Turns out that Forbes was attending the seminar as a student, not a journalist, and several days later the director of the Defence Intelligence Organisation Frank Lewincamp outed himself in The Age as the expert quoted. And he denied what Forbes attributed to him.
In a first for any journalist, The Age published Forbes’ response to this twice. Firstly in Saturday’s strike-battered edition which many regular readers missed. The response was given another burl yesterday.
Today, the head of Strategic and Defence Studies Centre, Australian National University Ross Babbage has upped the ante by writing to The Australian blasting Forbes actions, threatening a ban on journalists attending such briefings and demanding an apology from The Age.
Crikey has bought into the ruckus, too, with a letter pointing out that the Herald Sun has been oddly quiet about the embarrassment to its main competitor. The Correspondent says Forbes’ father is a News Ltd scribbler and suggests the corp is going easy on his feelings.
Here is Professor Babbage’s letter to The Australian:
Journalist’s unethical conduct
24 February 2004
DURING the last week there has been extensive public comment arising from remarks that are reputed to have been made by Frank Lewincamp, the Director of the Defence Intelligence Organisation, to an ANU course last September. The primary stimulus for this comment has been two articles written by Mark Forbes and published by The Age.

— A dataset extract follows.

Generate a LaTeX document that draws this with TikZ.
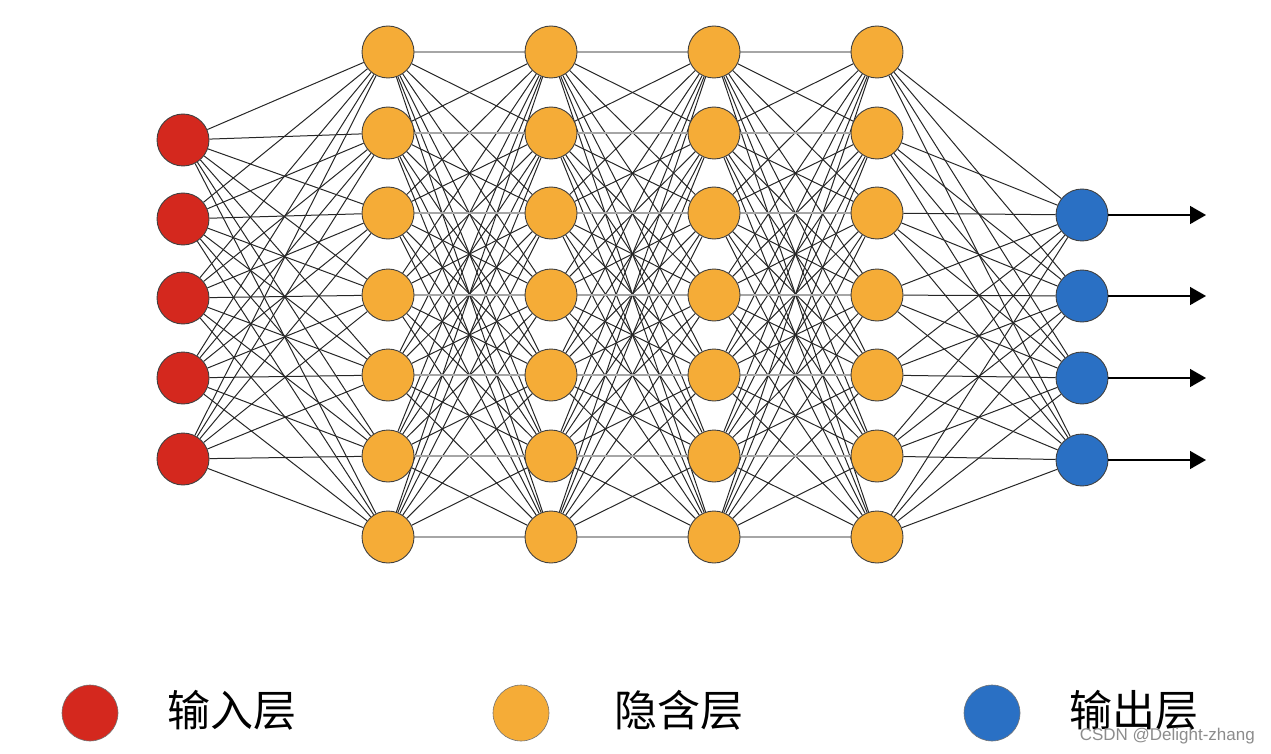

Mr Forbes attended the ANU class because he was enrolled as a student — he did not attend as a journalist. All teaching sessions within the Master Degree Program in Strategy and Defence at ANU are conducted under the Chatham House Rule. This states: when a meeting, or part thereof, is held under the Chatham House Rule, participants are free to use the information received, but neither the identity nor the affiliation of the speaker(s), nor that of any other participant, may be revealed. Despite the fact the students were reminded of the rule both before and after Mr Lewincamp’s presentation, Mr Forbes wrote his first article in a way that led informed readers to believe that it referred to Mr Lewincamp. In the second article, written after Mr Lewincamp advised that he was the likely source, Mr Forbes included what he asserted to be quotations from Mr Lewincamp’s address.
Universities, professional associations and institutions such as the Australian Institute of International Affairs routinely conduct policy-sensitive discussions under the Chatham House Rule. This permits senior politicians, officials, diplomats, servicemen and others to speak freely without fear of being reported. Mr Forbes’s serious breach of this rule now threatens this long-standing practice — an important convention of our working democracy. Ironically, some of those most severely affected are likely to be Mr Forbes’s journalist colleagues. There must now be great doubt about whether journalists will be permitted to enrol in policy-related university courses or to join professional associations.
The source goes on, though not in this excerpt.